[Charts and diagrams as code]

++++++++

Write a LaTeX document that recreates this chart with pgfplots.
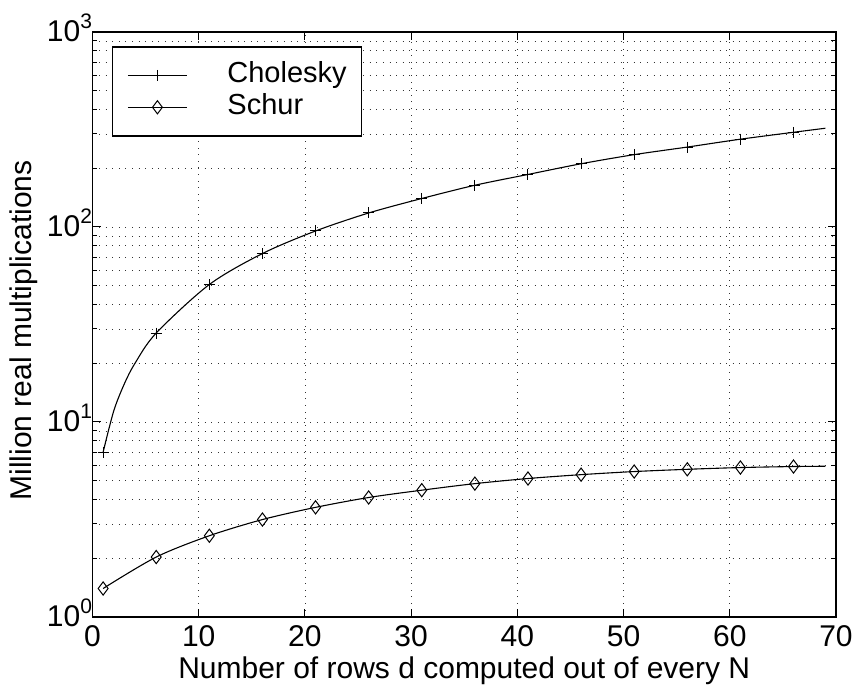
\documentclass[border=0pt]{standalone}
\usepackage{fontspec}
\setmainfont{Liberation Sans}
\usepackage{pgfplots}
\pgfplotsset{compat=1.18}

\newcommand{\pw}[1]{10\raisebox{0.45em}{\fontsize{21}{24}\selectfont #1}}

\begin{document}
\begin{tikzpicture}
\begin{axis}[
  scale only axis, width=743.5pt, height=585pt,
  xmin=0, xmax=70, ymode=log, ymin=1, ymax=1000,
  xtick={0,10,...,70},
  ytick={1,10,100,1000},
  yticklabels={\pw{0},\pw{1},\pw{2},\pw{3}},
  minor ytick={2,3,...,9,20,30,...,90,200,300,...,900},
  xmajorgrids, ymajorgrids, yminorgrids,
  grid style={black!80, line width=0.8pt, dash pattern=on 0.8pt off 5.8pt},
  minor grid style={black!80, line width=0.8pt, dash pattern=on 0.8pt off 5.8pt},
  tick align=inside, major tick length=8pt, minor tick length=5pt,
  tick style={black, line width=1pt},
  axis line style={line width=1.5pt},
  /pgf/number format/assume math mode=true,
  tick label style={font=\fontsize{30}{36}\selectfont},
  xticklabel style={yshift=-5pt},
  yticklabel style={xshift=3pt, yshift=4pt},
  label style={font=\fontsize{30}{36}\selectfont},
  xlabel={Number of rows d computed out of every N},
  ylabel={Million real multiplications},
  xlabel style={at={(axis description cs:0.5,-0.1043)}, anchor=base},
  ylabel style={at={(axis description cs:-0.0814,0.49)}, anchor=base},
  legend style={at={(axis description cs:0.0262,0.976)}, anchor=north west,
    draw=black, line width=1.5pt, fill=white,
    font=\fontsize{29}{35}\selectfont,
    inner xsep=14.7pt, inner ysep=15pt,
    nodes={inner sep=0pt, text height=21pt, text depth=6pt},
    row sep=5pt, column sep=40pt, cells={anchor=west}},
  legend image code/.code={
    \draw[#1] (0pt,0pt) -- (59pt,0pt);
    \draw[#1, only marks] plot coordinates {(29.5pt,0pt)};},
]
\addlegendimage{black, line width=1pt, mark=+, mark size=5.5pt}
\addlegendentry{Cholesky}
\addlegendimage{black, line width=1pt, mark=diamond, mark size=6.6pt}
\addlegendentry{Schur}

% lines
\addplot[black, line width=1.1pt, smooth, forget plot] coordinates {
  (1,7.0) (2,11.4) (3,15.7) (4,20.0) (6,28.6) (11,50.7) (16,73.1) (21,95.4)
  (26,118) (31,140) (36,163.7) (41,186) (46,211) (51,235) (56,257) (61,282)
  (66,306) (69,321)};
\addplot[black, line width=1.1pt, smooth, forget plot] coordinates {
  (1,1.40) (6,2.03) (11,2.61) (16,3.16) (21,3.65) (26,4.10) (31,4.47)
  (36,4.83) (41,5.13) (46,5.37) (51,5.57) (56,5.72) (61,5.84) (66,5.91) (69,5.93)};

% markers
\addplot[black, line width=1pt, only marks, mark=+, mark size=5.5pt, forget plot] coordinates {
  (1,7.0) (6,28.6) (11,50.7) (16,73.1) (21,95.4) (26,118) (31,140) (36,163.7)
  (41,186) (46,211) (51,235) (56,257) (61,282) (66,306)};
\addplot[black, line width=1pt, only marks, mark=diamond, mark size=6.6pt, forget plot] coordinates {
  (1,1.40) (6,2.03) (11,2.61) (16,3.16) (21,3.65) (26,4.10) (31,4.47)
  (36,4.83) (41,5.13) (46,5.37) (51,5.57) (56,5.72) (61,5.84) (66,5.91)};
\end{axis}
\path ([shift={(-92.5pt,-70pt)}]current axis.south west)
  rectangle ([shift={(764.5pt,617pt)}]current axis.south west);
\end{tikzpicture}
\end{document}
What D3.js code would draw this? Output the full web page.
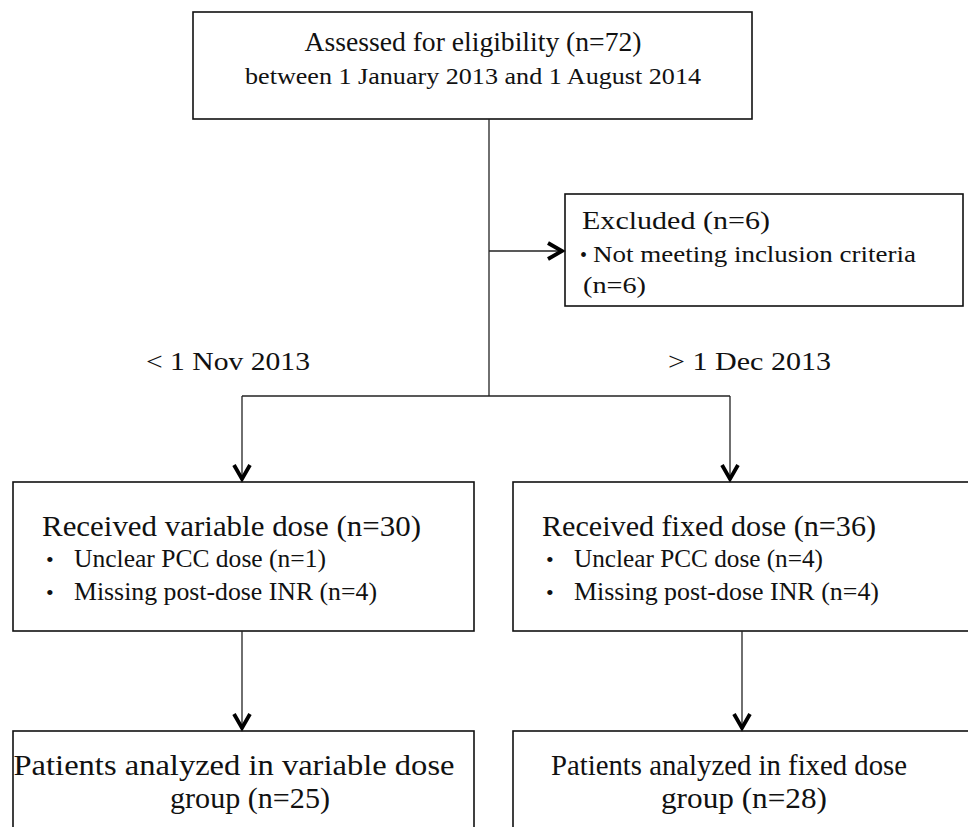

++++++++

* Work required
Print every record above exactly as written, leaving out the pictures.

* Full solution
Write a LaTeX document that recreates this chart with pgfplots.
\documentclass[border=0pt]{standalone}
\usepackage{fontspec}
\setmainfont{Liberation Sans}
\usepackage{pgfplots}
\pgfplotsset{compat=1.18}

\newcommand{\pw}[1]{10\raisebox{0.45em}{\fontsize{21}{24}\selectfont #1}}

\begin{document}
\begin{tikzpicture}
\begin{axis}[
  scale only axis, width=743.5pt, height=585pt,
  xmin=0, xmax=70, ymode=log, ymin=1, ymax=1000,
  xtick={0,10,...,70},
  ytick={1,10,100,1000},
  yticklabels={\pw{0},\pw{1},\pw{2},\pw{3}},
  minor ytick={2,3,...,9,20,30,...,90,200,300,...,900},
  xmajorgrids, ymajorgrids, yminorgrids,
  grid style={black!80, line width=0.8pt, dash pattern=on 0.8pt off 5.8pt},
  minor grid style={black!80, line width=0.8pt, dash pattern=on 0.8pt off 5.8pt},
  tick align=inside, major tick length=8pt, minor tick length=5pt,
  tick style={black, line width=1pt},
  axis line style={line width=1.5pt},
  /pgf/number format/assume math mode=true,
  tick label style={font=\fontsize{30}{36}\selectfont},
  xticklabel style={yshift=-5pt},
  yticklabel style={xshift=3pt, yshift=4pt},
  label style={font=\fontsize{30}{36}\selectfont},
  xlabel={Number of rows d computed out of every N},
  ylabel={Million real multiplications},
  xlabel style={at={(axis description cs:0.5,-0.1043)}, anchor=base},
  ylabel style={at={(axis description cs:-0.0814,0.49)}, anchor=base},
  legend style={at={(axis description cs:0.0262,0.976)}, anchor=north west,
    draw=black, line width=1.5pt, fill=white,
    font=\fontsize{29}{35}\selectfont,
    inner xsep=14.7pt, inner ysep=15pt,
    nodes={inner sep=0pt, text height=21pt, text depth=6pt},
    row sep=5pt, column sep=40pt, cells={anchor=west}},
  legend image code/.code={
    \draw[#1] (0pt,0pt) -- (59pt,0pt);
    \draw[#1, only marks] plot coordinates {(29.5pt,0pt)};},
]
\addlegendimage{black, line width=1pt, mark=+, mark size=5.5pt}
\addlegendentry{Cholesky}
\addlegendimage{black, line width=1pt, mark=diamond, mark size=6.6pt}
\addlegendentry{Schur}

% lines
\addplot[black, line width=1.1pt, smooth, forget plot] coordinates {
  (1,7.0) (2,11.4) (3,15.7) (4,20.0) (6,28.6) (11,50.7) (16,73.1) (21,95.4)
  (26,118) (31,140) (36,163.7) (41,186) (46,211) (51,235) (56,257) (61,282)
  (66,306) (69,321)};
\addplot[black, line width=1.1pt, smooth, forget plot] coordinates {
  (1,1.40) (6,2.03) (11,2.61) (16,3.16) (21,3.65) (26,4.10) (31,4.47)
  (36,4.83) (41,5.13) (46,5.37) (51,5.57) (56,5.72) (61,5.84) (66,5.91) (69,5.93)};

% markers
\addplot[black, line width=1pt, only marks, mark=+, mark size=5.5pt, forget plot] coordinates {
  (1,7.0) (6,28.6) (11,50.7) (16,73.1) (21,95.4) (26,118) (31,140) (36,163.7)
  (41,186) (46,211) (51,235) (56,257) (61,282) (66,306)};
\addplot[black, line width=1pt, only marks, mark=diamond, mark size=6.6pt, forget plot] coordinates {
  (1,1.40) (6,2.03) (11,2.61) (16,3.16) (21,3.65) (26,4.10) (31,4.47)
  (36,4.83) (41,5.13) (46,5.37) (51,5.57) (56,5.72) (61,5.84) (66,5.91)};
\end{axis}
\path ([shift={(-92.5pt,-70pt)}]current axis.south west)
  rectangle ([shift={(764.5pt,617pt)}]current axis.south west);
\end{tikzpicture}
\end{document}
What D3.js code would draw this? Output the full web page.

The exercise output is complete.